# MATH 2301-102 and -103 Fall 2017 Calculus I Recitation 9 Week 10

See the coversheet for instructions and the point value of each problem.

1. Sketch the graph of a single function that has all of the following properties:
1. Continuous and differentiable everywhere except at $$x=-3$$, where it has a vertical asymptote.
2. A horizontal asymptote at $$y=1$$.
3. An $$x$$-intercept at $$x=-2$$.
4. A $$y$$-intercept at $$y=4$$.
5. $$f'(x) \gt 0$$ on the intervals $$(-\infty,-3)$$ and $$(-3,2)$$.
6. $$f'(x) \lt 0$$ on the interval $$(2,\infty)$$.
7. $$f''(x) \gt 0$$ on the intervals $$(-\infty,-3)$$ and $$(4,\infty)$$.
8. $$f''(x) \lt 0$$ on the interval $$(-3,4)$$.
9. $$f'(2)=0$$.
10. An inflection point at $$(4,3)$$.
2. For the function $$\displaystyle f(x)= \frac{\sqrt{1-x^2}}{x}$$:
1. Find the domain.
2. Find the intercepts.
3. Determine any symmetries.
4. Find any asymptotes.
5. Find the intervals on which $$f$$ is increasing or decreasing.
6. Find the local maximum and minimum values of $$f$$.
7. Find the intervals of concavity and the inflection points.
8. Use the information above to sketch the graph.
[This is section 4.4 #21; you can check your answer in the back of the book, but you need to show how to get to the answer.]

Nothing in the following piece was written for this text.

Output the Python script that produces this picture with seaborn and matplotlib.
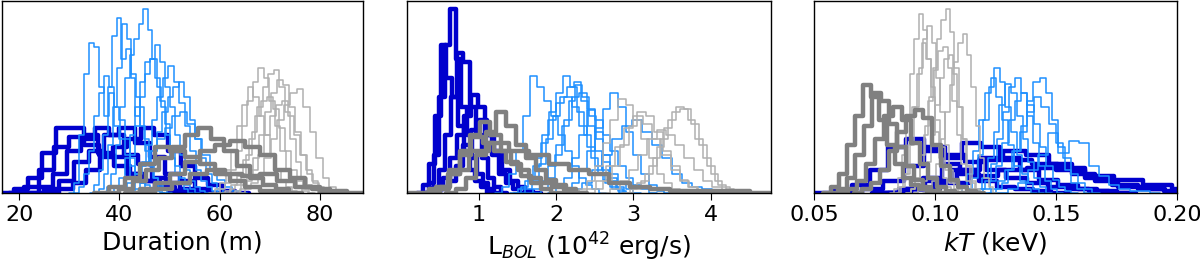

3. For the function $$\displaystyle f(x)= \frac{1}{2}x -\sin(x)$$ on the interval $$0 < x < 3\pi$$:
1. Determine any symmetries.
2. Find any vertical asymptotes.
3. Find the intervals on which $$f$$ is increasing or decreasing.
4. Find the local maximum and minimum values of $$f$$.
5. Find the intervals of concavity and the inflection points.
6. Use the information above to sketch the graph.
[This is section 4.4 #31; you can check your answer in the back of the book, but you need to show how to get to the answer.]